The unions are involved in the trade advisory groups. There is, I think, one issue with an offer that has been made to one union to join, but it is holding out because it wants another union also to be involved and is therefore not participating.
On returning to the Department after the previous sitting, one of my officials expressed surprise at the evidence given because it contradicted something she had been at—she had been present at one of those meetings. While I am happy to look again and the current Secretary of State has made it clear that she wants all consultees to be included in the process, we are the decision makers in our process, and I would not want to contract out UK Government decision making to any organisation.
I am not going to answer the question on the United States. I am responsible for many things, but not the system in the US.
The Minister has said that the trade unions are members of trade advisory groups, but I have looked up the membership of those groups, searching for the word “union”, and there are only four union members, and they are all farmers union representatives. I understand that farmers unions are important, but they are different from trade unions and the TUC, so either the list on the website is not up to date or there is some confusion here. It would be useful if we got some clarity.
Absolutely. On unions—I mean unions in the broadest sense; I am not trying to pull a fast one by referring to four regional national farmers unions—my understanding is that six unions, as the hon. Gentleman would understand the term “union”, as opposed to the Conservative and Unionist party, for argument’s sake, are genuinely involved in the trade advisory groups. That is what we would want.
That is on the record. If I am wrong and if I have misread my brief, I will correct the record later and write to the hon. Gentleman with the details of the unions, and perhaps with more information around the issue of the union being invited to something and there being some type of deal, if it is in the public interest to put that out. I want to encourage the unions to come and be part of the process, and I want us to make decisions.
Thank, you Mr Twigg.
The Government are committed to transparency. We have put forward a suite of enhanced transparency and scrutiny arrangements that go well beyond our statutory obligations.

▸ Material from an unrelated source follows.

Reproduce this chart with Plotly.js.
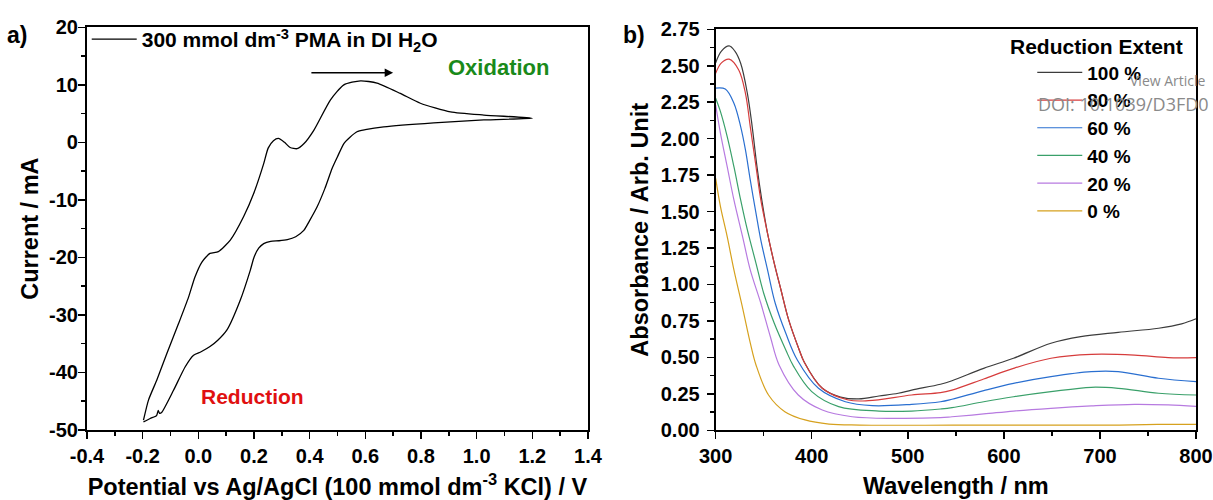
<!DOCTYPE html>
<html>
<head>
<meta charset="utf-8">
<script src="https://cdn.plot.ly/plotly-3.0.1.min.js"></script>
<style>html,body{margin:0;padding:0;background:#fff}#chart{width:1213px;height:500px}</style>
</head>
<body>
<div id="chart"></div>
<script>
// ---------- Panel a) cyclic voltammogram ----------
const cvPotential = [-0.197,-0.179,-0.149,-0.113,-0.071,-0.035,-0.012,0.013,0.042,0.072,0.115,0.163,0.199,0.235,0.251,0.270,0.288,0.310,0.330,0.355,0.380,0.415,0.475,0.523,0.583,0.642,0.726,0.798,0.906,1.026,1.200,
  1.026,0.846,0.666,0.600,0.570,0.545,0.523,0.500,0.481,0.455,0.427,0.400,0.379,0.350,0.320,0.290,0.260,0.235,0.217,0.200,0.187,0.151,0.103,0.070,0.042,0.010,-0.017,-0.047,-0.089,-0.131,-0.139,-0.144,-0.150,-0.173,-0.197];
const cvCurrent = [-48.3,-44.8,-41.3,-36.7,-31.5,-26.9,-23.4,-20.8,-19.3,-19.0,-17.0,-12.9,-8.9,-3.7,-1.0,0.3,0.7,0.0,-0.9,-1.1,-0.2,2.1,7.4,10.0,10.7,10.3,8.5,6.8,5.3,4.75,4.2,
  3.9,3.4,2.7,2.2,1.85,0.9,-0.2,-2.5,-4.5,-8.0,-11.2,-13.6,-15.3,-16.4,-16.9,-17.1,-17.2,-17.6,-18.4,-20.0,-22.2,-27.4,-32.6,-34.4,-35.5,-36.4,-37.0,-39.0,-43.1,-46.9,-47.1,-46.6,-47.5,-48.0,-48.6];
const cvName = '300 mmol dm<sup>-3</sup> PMA in DI H<sub>2</sub>O';
const potTickVals = [-0.4,-0.2,0.0,0.2,0.4,0.6,0.8,1.0,1.2,1.4];
const potTickText = ['-0.4','-0.2','0.0','0.2','0.4','0.6','0.8','1.0','1.2','1.4'];
const curTickVals = [-50,-40,-30,-20,-10,0,10,20];
const curTickText = ['-50','-40','-30','-20','-10','0','10','20'];

// ---------- Panel b) UV-vis spectra ----------
const seriesNames = ['100 %','80 %','60 %','40 %','20 %','0 %'];
const wl100 = [300,306,314,320,326,333,338,343,348,354,361,368,376,387,392,411,430,449,470,490,504,534,546,579,610,649,680,719,761,785,800];
const abs100 = [2.52,2.60,2.636,2.60,2.517,2.311,2.083,1.808,1.58,1.35,1.145,0.962,0.757,0.551,0.47,0.288,0.228,0.215,0.235,0.254,0.276,0.316,0.34,0.425,0.494,0.597,0.642,0.672,0.70,0.73,0.765];
const wl80 = [300,306,314,324,331,336,342,347,354,361,368,376,387,392,411,438,459,504,534,546,579,610,649,691,736,771,800];
const abs80 = [2.449,2.52,2.545,2.471,2.311,2.083,1.808,1.58,1.351,1.145,0.962,0.757,0.551,0.47,0.288,0.208,0.203,0.242,0.258,0.276,0.352,0.425,0.494,0.521,0.516,0.498,0.498];
const wl60 = [300,310,319,326,331,336,342,347,354,362,373,385,407,435,463,504,534,546,579,610,649,691,719,761,800];
const abs60 = [2.346,2.34,2.243,2.083,1.923,1.717,1.488,1.305,1.10,0.871,0.665,0.482,0.288,0.196,0.169,0.178,0.196,0.213,0.272,0.322,0.368,0.402,0.402,0.357,0.334];
const wl40 = [300,305,312,319,326,333,342,350,361,373,381,400,428,470,504,534,546,579,610,649,691,719,761,800];
const abs40 = [2.277,2.185,2.014,1.808,1.58,1.374,1.145,0.94,0.734,0.551,0.44,0.265,0.162,0.132,0.132,0.146,0.155,0.196,0.23,0.265,0.295,0.288,0.254,0.242];
const wl20 = [300,305,312,319,328,336,347,357,366,386,411,442,487,534,546,579,610,649,691,736,771,800];
const abs20 = [2.231,2.037,1.808,1.58,1.328,1.10,0.871,0.64,0.448,0.242,0.139,0.093,0.082,0.087,0.093,0.112,0.132,0.151,0.167,0.178,0.174,0.164];
const wl0 = [300,305,312,319,328,336,342,355,372,393,418,450,550,650,720,760,800];
const abs0 = [1.728,1.534,1.328,1.10,0.84,0.60,0.448,0.242,0.128,0.071,0.043,0.036,0.035,0.035,0.036,0.04,0.04];
const seriesColors = ['#3c3c3c','#d63c3c','#2a6fd0','#3aa06a','#b77ae0','#d6a11e'];
const absTickVals = [0,0.25,0.5,0.75,1.0,1.25,1.5,1.75,2.0,2.25,2.5,2.75];

const FONT = 'Liberation Sans, Arial, Helvetica, sans-serif';
const wlSets = [wl100,wl80,wl60,wl40,wl20,wl0];
const absSets = [abs100,abs80,abs60,abs40,abs20,abs0];

const traces = [{
  x: cvPotential, y: cvCurrent, type:'scatter', mode:'lines', name: cvName, showlegend:true,
  line:{color:'#000', width:1.3, shape:'spline', smoothing:0.6},
  xaxis:'x', yaxis:'y', legend:'legend'
}];
seriesNames.forEach((n,i)=>{
  traces.push({x: wlSets[i], y: absSets[i], type:'scatter', mode:'lines', name:n, showlegend:true,
    line:{color:seriesColors[i], width:1.2, shape:'spline', smoothing:1.0},
    xaxis:'x2', yaxis:'y2', legend:'legend2'});
});

const tickFont = {family:FONT, size:20, color:'#000', weight:'bold'};
const titleFont = {family:FONT, size:23.5, color:'#000', weight:'bold'};
const axisCommon = {showline:true, linecolor:'#000', linewidth:2, mirror:true, showgrid:false, zeroline:false,
  ticks:'outside', ticklen:7, tickwidth:1.5, tickcolor:'#000', tickfont:tickFont};

const layout = {
  width:1213, height:500, margin:{l:0,r:0,t:0,b:0}, showlegend:true,
  paper_bgcolor:'#fff', plot_bgcolor:'#fff',
  font:{family:FONT, color:'#000', weight:'bold'},
  xaxis: Object.assign({}, axisCommon, {domain:[0.0717,0.4847], range:[-0.4,1.4], anchor:'y',
    tickmode:'array', tickvals:potTickVals, ticktext:potTickText,
    minor:{tickmode:'linear', tick0:-0.4, dtick:0.1, ticks:'outside', ticklen:4, tickwidth:1.5, tickcolor:'#000'},
    title:{text:'Potential vs Ag/AgCl (100 mmol dm<sup>-3</sup> KCl) / V', font:titleFont, standoff:14}}),
  yaxis: Object.assign({}, axisCommon, {domain:[0.14,0.9454], range:[-50,20], anchor:'x',
    tickmode:'array', tickvals:curTickVals, ticktext:curTickText, ticklabelstandoff:-4,
    minor:{tickmode:'linear', tick0:-50, dtick:5, ticks:'outside', ticklen:4, tickwidth:1.5, tickcolor:'#000'},
    title:{text:'Current / mA', font:titleFont, standoff:4}}),
  xaxis2: Object.assign({}, axisCommon, {domain:[0.590,0.986], range:[300,800], anchor:'y2',
    tickmode:'linear', tick0:300, dtick:100,
    minor:{tickmode:'linear', tick0:300, dtick:50, ticks:'outside', ticklen:4, tickwidth:1.5, tickcolor:'#000'},
    title:{text:'Wavelength / nm', font:titleFont, standoff:11}}),
  yaxis2: Object.assign({}, axisCommon, {domain:[0.1394,0.9414], range:[0,2.75], anchor:'x2',
    tickmode:'array', tickvals:absTickVals, tickformat:'.2f', ticklabelstandoff:3,
    minor:{tickmode:'linear', tick0:0, dtick:0.125, ticks:'outside', ticklen:4, tickwidth:1.5, tickcolor:'#000'},
    title:{text:'Absorbance / Arb. Unit', font:titleFont, standoff:6}}),
  legend:{x:0.0715, y:0.962, xanchor:'left', yanchor:'top', bgcolor:'rgba(0,0,0,0)', borderwidth:0,
    font:{family:FONT, size:21, color:'#000', weight:'bold'}, itemwidth:45},
  legend2:{x:0.851, y:0.893, xanchor:'left', yanchor:'top', bgcolor:'rgba(0,0,0,0)', borderwidth:0,
    font:{family:FONT, size:19, color:'#000', weight:'bold'}, itemwidth:45},
  annotations:[
    {xref:'paper', yref:'paper', x:0.004, y:0.93, xanchor:'left', yanchor:'middle', text:'a)', showarrow:false,
      font:{family:FONT, size:23, color:'#000', weight:'bold'}},
    {xref:'paper', yref:'paper', x:0.512, y:0.93, xanchor:'left', yanchor:'middle', text:'b)', showarrow:false,
      font:{family:FONT, size:23, color:'#000', weight:'bold'}},
    {xref:'x', yref:'y', x:1.079, y:13.0, text:'Oxidation', showarrow:false,
      font:{family:FONT, size:22, color:'#1a8a1a', weight:'bold'}},
    {xref:'x', yref:'y', x:0.194, y:-44.1, text:'Reduction', showarrow:false,
      font:{family:FONT, size:21, color:'#e01010', weight:'bold'}},
    {xref:'x', yref:'y', axref:'x', ayref:'y', x:0.70, y:12.1, ax:0.401, ay:12.1, text:'', showarrow:true,
      arrowhead:2, arrowsize:1.3, arrowwidth:1.3, arrowcolor:'#000'},
    {xref:'paper', yref:'paper', x:0.977, y:0.906, xanchor:'right', yanchor:'middle', text:'Reduction Extent', showarrow:false,
      font:{family:FONT, size:21, color:'#000', weight:'bold'}},
    {xref:'paper', yref:'paper', x:1128/1213, y:1-80/500, xanchor:'left', yanchor:'middle', text:'View Article', showarrow:false,
      font:{family:'Open Sans, Noto Sans, sans-serif', size:14, color:'#8a8a8a', weight:'normal'}},
    {xref:'paper', yref:'paper', x:1036/1213, y:1-104/500, xanchor:'left', yanchor:'middle', text:'DOI: 10.1039/D3FD0', showarrow:false,
      font:{family:'Open Sans, Noto Sans, sans-serif', size:18, color:'#8a8a8a', weight:'normal'}}
  ]
};

Plotly.newPlot('chart', traces, layout, {displayModeBar:false, staticPlot:true});
</script>
</body>
</html>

I am pleased to hear about the Government’s commitment to transparency, but at 3 o’clock, the Secretary of State cancelled her meeting with the Chair of the International Trade Committee. He turned up to the Department, where an official said, “The Secretary of State is going to be in the House for votes so cannot meet you now. We will have to postpone to another week.” Is that the reset that we were promised and the kind of openness and transparency that we should expect?
I have made the point that we want to establish a good relationship with the International Trade Committee, and the Secretary of State giving evidence to it is clearly part of that. The hon. Gentleman will know that Ministers sometimes need to deal with matters urgently. I do not know what other matters are going on, but I am sure that the Secretary of State has apologised profusely and looks forward—as I do—to attending that Committee. I am more than happy to update the hon. Gentleman in a bit more detail, informally—perhaps even later today if I have time to go back to the Department.